Comparison pictures of various methods test results (The first three rows are for the crack500, the middle three rows are for the DeepCrack, and the last three rows are for the CrackTree206).

To better verify the effectiveness of the method proposed in this paper, quantitative analysis is conducted using three datasets. The experimental results for different methods are shown in the Tables 3, 4 and 5, which include Dice coefficient, background intersection over union (\(Io{U_b}\)), crack intersection over union (\(Io{U_f}\)), mean intersection over union (mIoU), parameters, FLOPs and FPS. On the Crack500 dataset, the proposed EGA-UNet achieves a Dice coefficient of 77.8%, which is 5.2%, 2.3%, 3.0%, 1.8% and 2.5% higher than FCN, U-Net, SegNet, PSPNet and DeepLabV3 respectively. The mIoU of EGA-UNet reaches 83.9%, which is higher than FCN, U-Net, SegNet, PSPNet and DeepLabV3 by 3.1%, 1.3%, 1.3%, 1.1% and 2.0% respectively. On the DeepCrack dataset, the proposed EGA-UNet achieves a Dice coefficient of 82.6%, which is higher than FCN, U-Net, SegNet, PSPNet and DeepLabV3 by 14.9%, 3.4%, 2.8%, 5.1% and 3.7% respectively. The mIoU of EGA-UNet reaches 86.4%, which exceeds FCN, U-Net, SegNet, PSPNet and DeepLabV3 by 8.8%, 1.5%, 1.9%, 3.0% and 2.2% respectively. On the CrackTree206 dataset, because the FCN network is too deep and does not make good use of the shallow information, the fine crack information is not extracted. The proposed EGA-UNet achieves a Dice coefficient of 73.1%, which is higher than U-Net, SegNet, PSPNet and DeepLabV3 by 3.1%, 11.9%, 44.9% and 52.3% respectively. The mIoU of EGA-UNet reaches 78.9%, surpassing U-Net, SegNet, PSPNet and DeepLabV3 by 1.3%, 4.7%, 21.1% and 23.4% respectively. Moreover, the number of parameters and FLOPs of EGA-UNet are significantly lower than those of models like FCN, SegNet, PSPNet, and DeepLabV3, thus EGA-UNet meets the requirements for real-time and high-precision crack segmentation. Additionally, it can be seen that EGA-UNet has a faster detection speed than other mainstream methods from FPS, which proves the high efficiency of this method. Finally, we compared EGA-UNet with the latest methods on three datasets in Table 6, and EGA-UNet has a highest mIoU that it meets the requirement of real-time segmentation of road cracks.

Table 3 Comparison of the performance of different models on the Crack500.
Table 4 Comparison of the performance of different models on the deepcrack.
Table 5 Comparison of the performance of different models on the CrackTree206.
Table 6 mIoU comparison of the latest models on three datasets.

Furthermore, the model’s generalization performance will be evaluated by testing on the CFD dataset. We performed quantitative and qualitative analyses on this dataset. And the experimental setting is exactly the same as the training to ensure the fairness of the experiment. Firstly, quantitative analysis as shown in Table 7, we can see that EGA-UNet has higher accuracy and speed than the compared network. And as shown in Fig. 8, it can be seen that EGA-UNet can basically segment pavement cracks, which reflects the good generalization performance of the model.

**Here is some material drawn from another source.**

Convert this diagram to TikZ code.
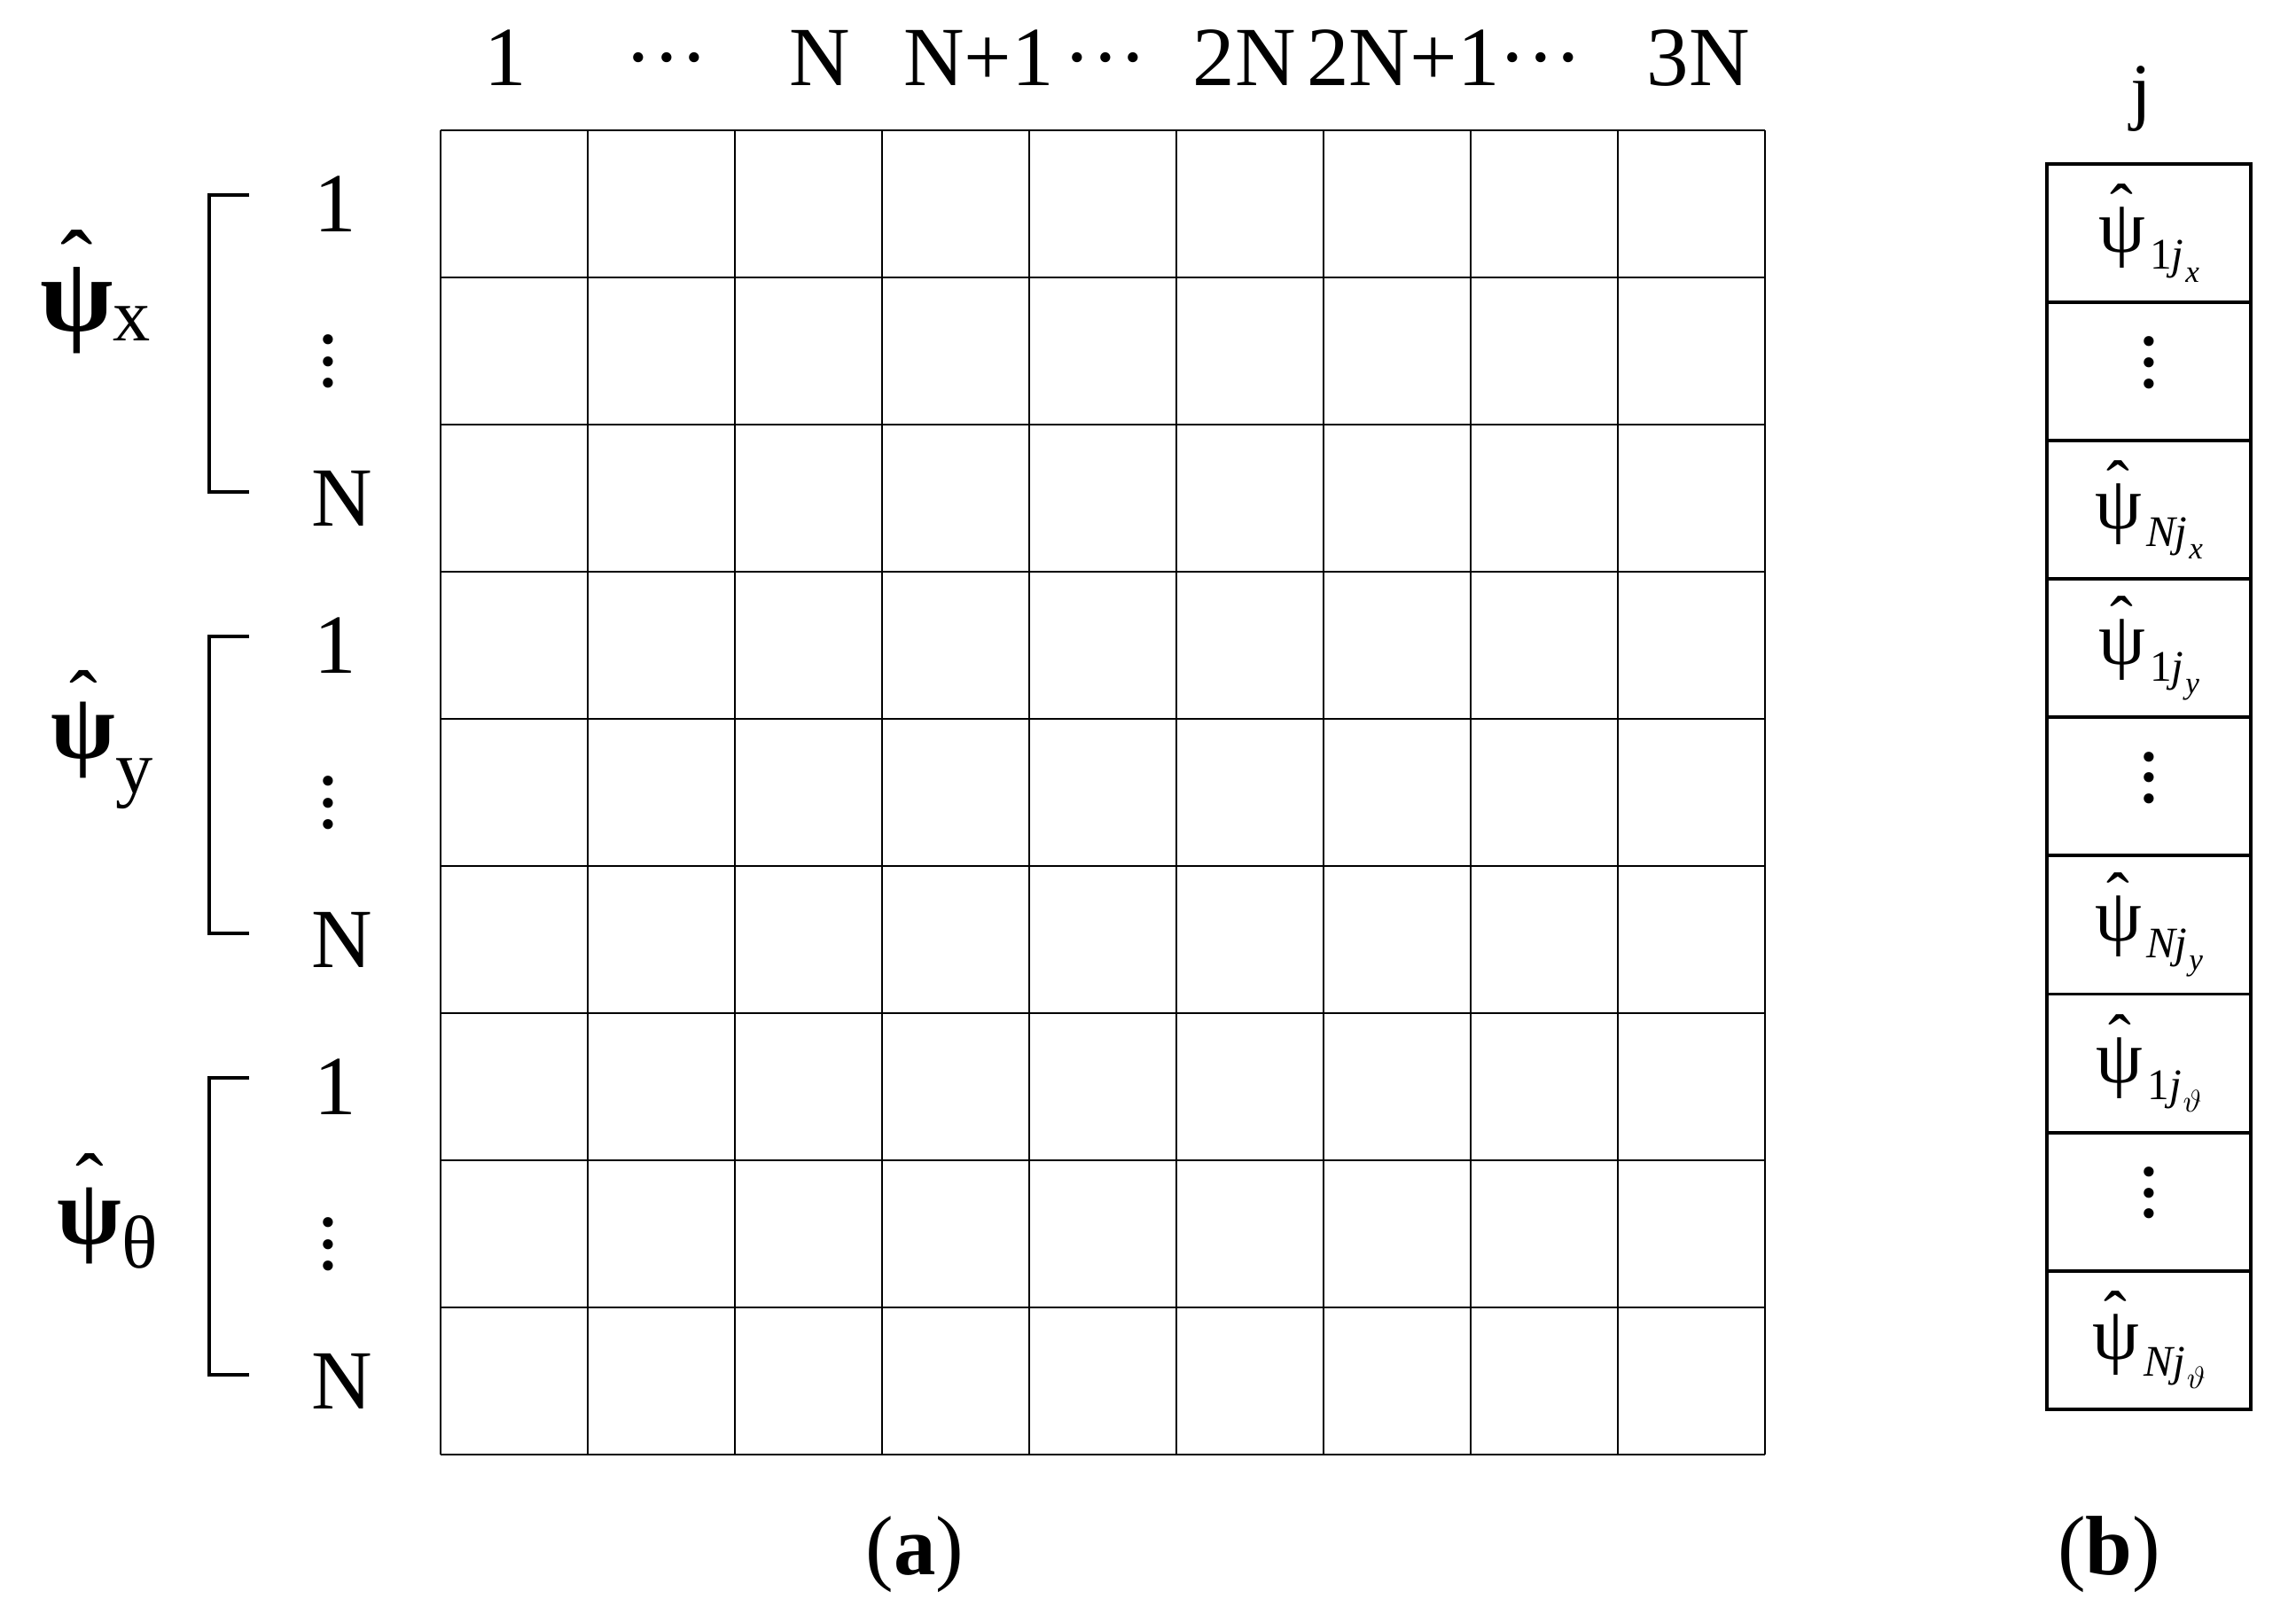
\documentclass[tikz,border=0pt]{standalone}
\usepackage[no-math]{fontspec}
\setmainfont{Liberation Serif}
\usetikzlibrary{positioning}

% three stacked dots with a chosen gap
\newcommand{\dotstack}[1]{\vbox{\baselineskip#1\lineskiplimit0pt\hbox{.}\hbox{.}\hbox{.}}}
% psi with a hat: psi size, weight, hat size, hat raise
\newcommand{\hatpsi}[4]{{\fontsize{#1}{#1}\selectfont#2\setbox0\hbox{ψ}%
  \rlap{\makebox[\wd0]{\raisebox{#4}{\fontsize{#3}{#3}\selectfont\mdseries ˆ}}}\box0}}
% hatted psi with two-level index of the column vector
\newcommand{\vpsi}[2]{\hatpsi{24}{}{22}{6.5pt}%
  \kern1.5pt\raisebox{-5.5pt}{\fontsize{14}{16}\selectfont #1\kern0.5pt\raisebox{-4pt}{\fontsize{10}{12}\selectfont\itshape #2}}}

\tikzset{
  lbl/.style={inner sep=0pt, font=\fontsize{27}{32}\selectfont},
  psilbl/.style={inner sep=0pt, anchor=base west, font=\fontsize{24}{28}\selectfont},
  gridline/.style={line width=0.8pt},
  brk/.style={line width=0.9pt},
  vcell/.style={draw, line width=1.1pt, minimum width=2.30cm, minimum height=1.56cm,
    inner sep=0pt, outer sep=0pt}
}

\begin{document}
\begin{tikzpicture}[x=0.01cm, y=-0.01cm]
  \useasboundingbox (0,0) rectangle (2590,1822);

  % Matrix grid (a)
  \foreach \k in {0,...,9} {
    \draw[gridline] (497+166*\k,147) -- (497+166*\k,1641);
    \draw[gridline] (497,147+166*\k) -- (1991,147+166*\k);
  }

  % Column numbers
  \foreach \x/\t [count=\i] in {570/1, 752/{···}, 925/N, 1104/N+1, 1247/{···},
                                1404/2N, 1583/2N+1, 1738/{···}, 1916/3N}
    \node[lbl, anchor=base] (col\i) at (\x,97) {\t};

  % Row numbers and brackets
  \foreach \g in {0,1,2} {
    \node[lbl] (first\g) at (378,230+498*\g) {1};
    \node[lbl] (dots\g) at (370,408+498*\g) {\dotstack{7pt}};
    \node[lbl] (last\g) at (386,562+498*\g) {N};
    \draw[brk] (281,220+498*\g) -| (236,555+498*\g) -- (281,555+498*\g);
  }

  % Block labels
  \node[psilbl] (psix) at (45,374) {\hatpsi{34}{\bfseries}{31}{11pt}\raisebox{-3pt}{x}};
  \node[psilbl] (psiy) at (57,856) {\hatpsi{30}{\bfseries}{27}{9.5pt}\raisebox{-11pt}{y}};
  \node[psilbl] (psit) at (64,1403) {\hatpsi{30}{\bfseries}{27}{10pt}\raisebox{-7.7pt}{θ}};

  % Column vector (b)
  \node[lbl, font=\fontsize{24}{28}\selectfont] (jlbl) at (2415,112) {j};
  \node[vcell] (v1) at (2424,263) {\vpsi{1\textit{j}}{x}};
  \node[vcell, below=0pt of v1] (v2) {\raisebox{6pt}{\fontsize{27}{32}\selectfont\dotstack{6.7pt}}};
  \node[vcell, below=0pt of v2] (v3) {\vpsi{\textit{Nj}}{x}};
  \node[vcell, below=0pt of v3] (v4) {\vpsi{1\textit{j}}{y}};
  \node[vcell, below=0pt of v4] (v5) {\raisebox{6pt}{\fontsize{27}{32}\selectfont\dotstack{6.7pt}}};
  \node[vcell, below=0pt of v5] (v6) {\vpsi{\textit{Nj}}{y}};
  \node[vcell, below=0pt of v6] (v7) {\vpsi{1\textit{j}}{$\vartheta$}};
  \node[vcell, below=0pt of v7] (v8) {\raisebox{6pt}{\fontsize{27}{32}\selectfont\dotstack{6.7pt}}};
  \node[vcell, below=0pt of v8] (v9) {\vpsi{\textit{Nj}}{$\vartheta$}};

  % Captions
  \node[lbl] (capa) at (1032,1754) {(\textbf{a})};
  \node[lbl] (capb) at (2379,1754) {(\textbf{b})};
\end{tikzpicture}
\end{document}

Table 7 Comparison of the performance of different models on the CFD.
Fig. 8
figure 8

Test on the CFD dataset

Finally, the superiority of the proposed method is demonstrated through comparisons on various complex background images, as illustrated in Fig. 9, showcasing its capability to accurately segment cracks amidst intricate backgrounds.

Fig. 9
figure 9figure 9

Compare the segmentation of various complex background images.

Ablation

In this section, ablation experiments are designed on the Crack500 dataset to examine the roles of different mechanisms in the U-Net architecture. The contribution of various improved modules to the final model’s performance is evaluated, and the results are shown in Table 8. Among them, U-Net (c = 32) indicates that the channel parameters are 32, 64, 128, 256 respectively; U-Net (c = 64) indicates that the channel parameters are 64, 128, 256, 512 respectively. By comparing the first row and the second row, it can be seen that U-Net(c = 32) achieves higher metrics with fewer parameters. Comparing the last four lines with the first line, it can be seen that the added EG-Block module, SPPF module and A-RepViT Block module all effectively improve the model’s performance in segmenting images. According to the results of the ablation experiments, compared to the basic U-Net network, the Dice coefficient increased by 2.3% and the mIoU increased by 1.3%, with almost no change in the number of parameters, which satisfies the requirements for detecting cracks of various sizes in complex backgrounds.

Table 8 Effectiveness of each improved module.

Conclusion

This research presented an innovative and efficient crack segmentation method. Specifically, lightweight modules are proposed, EG-Block and A-RepViT Block, which address the issue of feature loss in transmission and retains crack features better, while also improving the segmentation performance and efficiency of the network. This method addresses critical limitations of traditional crack segmentation methods, such as relying on slow and error-prone manual segmentation. Extensive experimentation on three publicly available datasets has confirmed that EGA-UNet outperforms in terms of higher mIoU and reduced computational demands, thereby affirming the efficacy and versatility of the approach. This research holds significant implications by offering a streamlined approach for road maintenance personnel to expedite and enhance the accuracy of crack detection, thereby optimizing road maintenance operations. Future endeavors will focus on further refining crack segmentation techniques for roads and enhancing algorithmic efficiency. Moreover, efforts will be directed towards enhancing the model’s generalizability across various segmentation domains.